China will lower carbon dioxide emissions per unit of GDP by 60 percent to 65 percent from the 2005 level by 2030 and increase the forest stock volume by around 4.5 billion cubic meters on the 2005 level by 2030, according to the statement.

power plant
Huaneng Fuzhou TPP, located in Choudong, Changle City on the south shore of Minjiang River, burns bituminous coal. (Photo by huan2012)


China will promote “green power dispatch,” giving priority to renewable power generation and fossil fuel power generation of higher efficiency and lower emission levels.

“China commits to promote low-carbon buildings and transportation, with the share of green buildings reaching 50 percent in newly built buildings in cities and towns by 2020 and the share of public transport in motorized travel reaching 30 percent in big- and medium-sized cities by 2020.”

China will finalize next-stage fuel efficiency standards for heavy-duty vehicles in 2016 and implement them in 2019.

Actions on HFCs, refrigerants that not only destroy the ozone layer but act as powerful greenhouse gases, continue to be supported and accelerated in China, including control of HFC-23 emissions by 2020, said Xi.

Rachel Kyte, World Bank Group Vice President and special envoy for climate change, said in an interview with China’s state news agency Xinhua that China’s plan to start its national emissions trading system in 2017 is “a clear signal of China’s commitment to a low carbon future.”

Kyte said that “the announcement over moving to a national carbon market sends a very important signal that after the pilots that have been operating in China, the government stands behind its decision to go national.” Carbon market trials in seven Chinese locations began in 2011.

The joint statement builds on the historic announcement by President Obama and President Xi on November 12, 2014 of ambitious post-2020 climate targets. It describes a common vision for a new legally-binding global climate agreement to be concluded in Paris this December that would take effect in 2020.

The European Union emissions trading system, EU ETS, is a cornerstone of the European Union’s policy to combat climate change and its key tool for reducing industrial greenhouse gas emissions cost-effectively.

The first, and still by far the largest, international system for trading greenhouse gas emission allowances, the EU ETS covers more than 11,000 power stations and industrial plants in 31 countries, as well as airlines.

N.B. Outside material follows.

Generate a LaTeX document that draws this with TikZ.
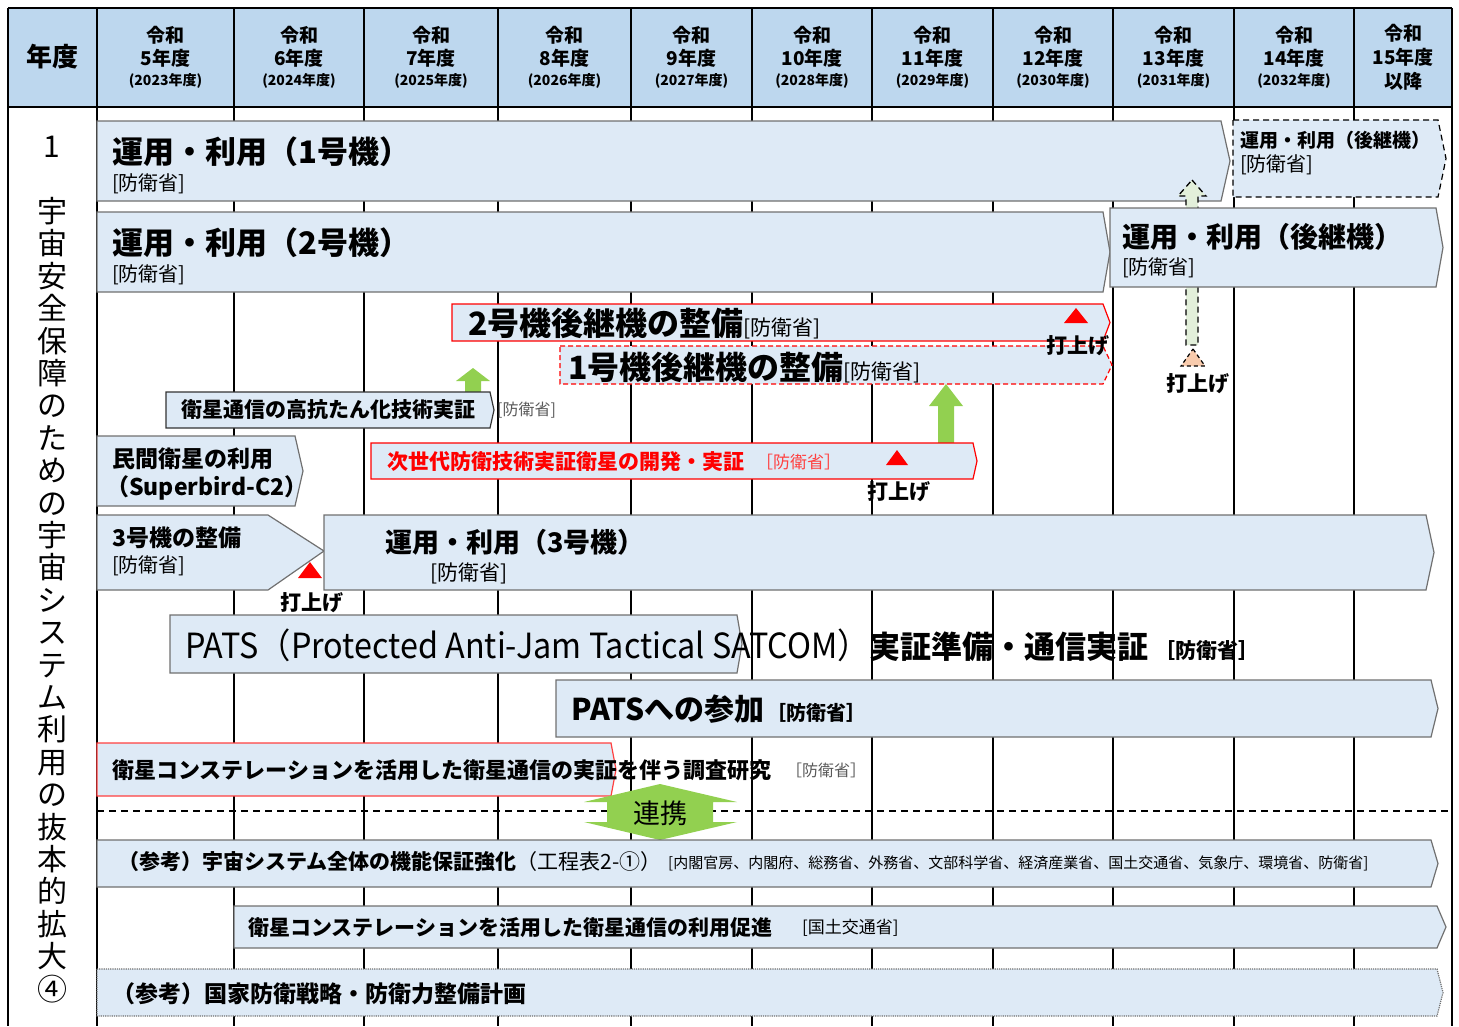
\documentclass[tikz,border=0pt]{standalone}
\usepackage{fontspec}
\setmainfont{Noto Sans CJK JP}
\definecolor{hdr}{HTML}{BDD7EE}
\definecolor{barfill}{HTML}{DEEAF6}
\definecolor{bargray}{HTML}{707070}
\definecolor{grn}{HTML}{92D050}
\definecolor{lgrn}{HTML}{E2EFDA}
\definecolor{orng}{HTML}{F8CBAD}
\definecolor{lred}{HTML}{FF4040}
\definecolor{txgray}{HTML}{595959}
\newcommand\fsz[1]{\fontsize{#1}{#1}\selectfont}
\newcommand\chv[6][]{\draw[#1] (#2,#3) -- (#4,#3) -- (#6,{(#3+#5)/2}) -- (#4,#5) -- (#2,#5) -- cycle;}
\begin{document}
\begin{tikzpicture}[x=1pt,y=-1pt,
  bar/.style={fill=barfill, draw=bargray, line width=1.2pt},
  redbar/.style={fill=barfill, draw=red, line width=1.2pt},
  longdash/.style={dash pattern=on 6pt off 4pt},
  tx/.style={anchor=west, inner sep=0pt},
  hd/.style={inner sep=0pt, font=\bfseries\fsz{19}},
  hdsm/.style={inner sep=0pt, font=\bfseries\fsz{14}},
  grid/.style={line width=1.6pt, draw=black},
  frame/.style={line width=2.6pt, draw=black},
  launch/.style={inner sep=0pt, font=\bfseries\fsz{21}},
  redtri/.style={fill=red, draw=none},
  garrow/.style={fill=grn, draw=none}]
\useasboundingbox (0,0) rectangle (1459,1026);
% header
\fill[hdr] (8,8) rectangle (1452,107);
\foreach \gx in {97,234,364,498,631,752,872,993,1113,1234,1354}
  \draw[grid] (\gx,8) -- (\gx,1026);
\draw[line width=2pt] (8,107) -- (1452,107);
\draw[frame] (8,8) -- (1452,8);
\draw[frame] (8,8) -- (8,1026);
\draw[frame] (1452,8) -- (1452,1026);
\node[inner sep=0pt, font=\bfseries\fsz{26}] (nendo) at (52,57) {年度};
\foreach \cx/\n/\yr [count=\i] in {165.5/5/2023,299/6/2024,431/7/2025,564.5/8/2026,691.5/9/2027,812/10/2028,932.5/11/2029,1053/12/2030,1173.5/13/2031,1294/14/2032}{
  \node[hd] (ha\i) at (\cx,35) {令和};
  \node[hd] (hb\i) at (\cx,58) {\n 年度};
  \node[hdsm] (hc\i) at (\cx,81) {(\yr 年度)};
}
\node[hd] (ha11) at (1403,33) {令和};
\node[hd] (hb11) at (1403,57) {15年度};
\node[hd] (hc11) at (1403,81) {以降};
% left column
\node[inner sep=0pt, font=\fsz{30}] (num) at (52,147) {1};
\node[inner sep=0pt, font=\fontsize{30}{32.4}\selectfont, align=center, anchor=north] (vt) at (52,197)
  {宇\\宙\\安\\全\\保\\障\\の\\た\\め\\の\\宇\\宙\\シ\\ス\\テ\\ム\\利\\用\\の\\抜\\本\\的\\拡\\大\\④};
% row 1
\chv[bar]{97}{121}{1221}{201}{1230}
\chv[bar,draw=black,longdash,line width=1.2pt]{1233}{120}{1438}{197}{1446}
\node[tx, font=\bfseries\fsz{31}] (b1t) at (112,152) {運用・利用（1号機）};
\node[tx, font=\fsz{20}] (b1s) at (112,184) {[防衛省]};
\node[tx, font=\bfseries\fsz{19}] (b1bt) at (1240,140) {運用・利用（後継機）};
\node[tx, font=\fsz{20}] (b1bs) at (1240,165) {[防衛省]};
% green dashed arrow
\draw[longdash, fill=lgrn, line width=1.3pt] (1192,180) -- (1206,196) -- (1198,196) -- (1198,345) -- (1186,345) -- (1186,196) -- (1178,196) -- cycle;
\draw[dash pattern=on 4pt off 3pt, fill=orng, line width=1.2pt] (1193,349) -- (1205,366) -- (1181,366) -- cycle;
\node[launch] (l4) at (1198,384) {打上げ};
% row 2
\chv[bar]{97}{212}{1103}{292}{1110}
\chv[bar]{1110}{208}{1436}{287}{1443}
\node[tx, font=\bfseries\fsz{31}] (b2t) at (112,243) {運用・利用（2号機）};
\node[tx, font=\fsz{20}] (b2s) at (112,275) {[防衛省]};
\node[tx, font=\bfseries\fsz{28}] (b2bt) at (1122,237) {運用・利用（後継機）};
\node[tx, font=\fsz{20}] (b2bs) at (1122,268) {[防衛省]};
% successor builds
\chv[redbar]{452}{304}{1103}{341}{1110}
\chv[redbar,dash pattern=on 5pt off 3pt]{560}{346}{1103}{384}{1112}
\node[tx, font=\bfseries\fsz{32}] (s2) at (468,324) {2号機後継機の整備{\mdseries\fsz{21}[防衛省]}};
\node[tx, font=\bfseries\fsz{32}] (s1) at (568,368) {1号機後継機の整備{\mdseries\fsz{21}[防衛省]}};
\fill[redtri] (1076,308) -- (1088,323) -- (1064,323) -- cycle;
\node[launch] (l1) at (1078,346) {打上げ};
% green arrows
\fill[garrow] (473,368) -- (490,381) -- (481,381) -- (481,392) -- (465,392) -- (465,381) -- (456,381) -- cycle;
\fill[garrow] (946,384) -- (963,406) -- (954,406) -- (954,443) -- (938,443) -- (938,406) -- (929,406) -- cycle;
% high-resilience
\chv[bar,draw=black!80]{166}{392}{490}{428}{494}
\node[tx, font=\bfseries\fsz{21}] (hr) at (181,410) {衛星通信の高抗たん化技術実証};
\node[tx, font=\fsz{16}, text=txgray] (hrs) at (497,410) {[防衛省]};
% civil sat
\chv[bar]{97}{436}{295}{506}{303}
\node[tx, font=\bfseries\fsz{23}] (cv1) at (112,459) {民間衛星の利用};
\node[tx, font=\bfseries\fsz{23}] (cv2) at (106,488) {（Superbird-C2）};
% next-gen
\chv[redbar]{371}{443}{973}{479}{977}
\node[tx, font=\bfseries\fsz{21}, text=red] (ng) at (387,462) {次世代防衛技術実証衛星の開発・実証};
\node[tx, font=\fsz{17}, text=lred] (ngs) at (756,462) {［防衛省］};
\fill[redtri] (897,450) -- (908,465) -- (886,465) -- cycle;
\node[launch] (l2) at (899,492) {打上げ};
% unit 3
\draw[bar] (97,515) -- (268,515) -- (324,551) -- (268,590) -- (97,590) -- cycle;
\chv[bar]{324}{515}{1426}{590}{1434}
\node[tx, font=\bfseries\fsz{23}] (u3a) at (112,538) {3号機の整備};
\node[tx, font=\fsz{20}] (u3b) at (112,566) {[防衛省]};
\node[tx, font=\bfseries\fsz{27}] (u3c) at (385,542) {運用・利用（3号機）};
\node[tx, font=\fsz{21}] (u3d) at (430,573) {[防衛省]};
\fill[redtri] (310,562) -- (322,578) -- (298,578) -- cycle;
\node[launch] (l3) at (312,603) {打上げ};
% PATS
\chv[bar]{170}{615}{737}{673}{742}
\node[tx] (pats) at (185,645) {\scalebox{0.98}[1.05]{\fsz{33}PATS（Protected Anti-Jam Tactical SATCOM）}{\bfseries\fsz{31}実証準備・通信実証}\hspace{6pt}{\bfseries\fsz{21}［防衛省］}};
\chv[bar]{556}{680}{1431}{737}{1438}
\node[tx] (pj) at (571,709) {{\bfseries\fsz{30}PATSへの参加}\hspace{2pt}{\bfseries\fsz{20}［防衛省］}};
% constellation research
\chv[redbar,draw=lred]{97}{743}{611}{796}{616}
\node[tx, font=\bfseries\fsz{22}] (cr) at (112,770) {衛星コンステレーションを活用した衛星通信の実証を伴う調査研究};
\node[tx, font=\fsz{16}, text=txgray] (crs) at (786,770) {［防衛省］};
% divider and cooperation
\draw[line width=1.5pt, dash pattern=on 7pt off 5pt] (97,811) -- (1452,811);
\fill[grn] (660,784) -- (737,802) -- (713,802) -- (713,822) -- (737,822) -- (660,840) -- (584,822) -- (607,822) -- (607,802) -- (584,802) -- cycle;
\node[inner sep=0pt, font=\fsz{27}] (coop) at (660,813) {連携};
% reference rows
\chv[bar]{97}{840}{1431}{887}{1438}
\node[tx, font=\fsz{21}] (ref1) at (118,862) {{\bfseries （参考）宇宙システム全体の機能保証強化}（工程表2-①）};
\node[tx, font=\fsz{15}] (ref1s) at (668,863) {[内閣官房、内閣府、総務省、外務省、文部科学省、経済産業省、国土交通省、気象庁、環境省、防衛省]};
\chv[bar]{234}{906}{1437}{948}{1446}
\node[tx, font=\bfseries\fsz{21}] (up) at (248,928) {衛星コンステレーションを活用した衛星通信の利用促進};
\node[tx, font=\fsz{17}] (ups) at (802,928) {[国土交通省]};
\chv[bar,densely dotted]{97}{969}{1437}{1016}{1443}
\node[tx, font=\bfseries\fsz{23}] (ref2) at (112,994) {（参考）国家防衛戦略・防衛力整備計画};
\end{tikzpicture}
\end{document}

Altogether, the EU ETS covers around 45 percent of the total greenhouse gas emissions from the 28 EU countries.

The EU has been providing technical training to China in advance of the launch of the new emissions trading system.

“Supporting the Design and Implementation of Emissions Trading Systems in China,” the EU-China ETS Project, started on January 20, 2014, and is due to be completed by January 19, 2017. The goal of the project is to support China in meeting its environmental, energy- and carbon-intensity targets.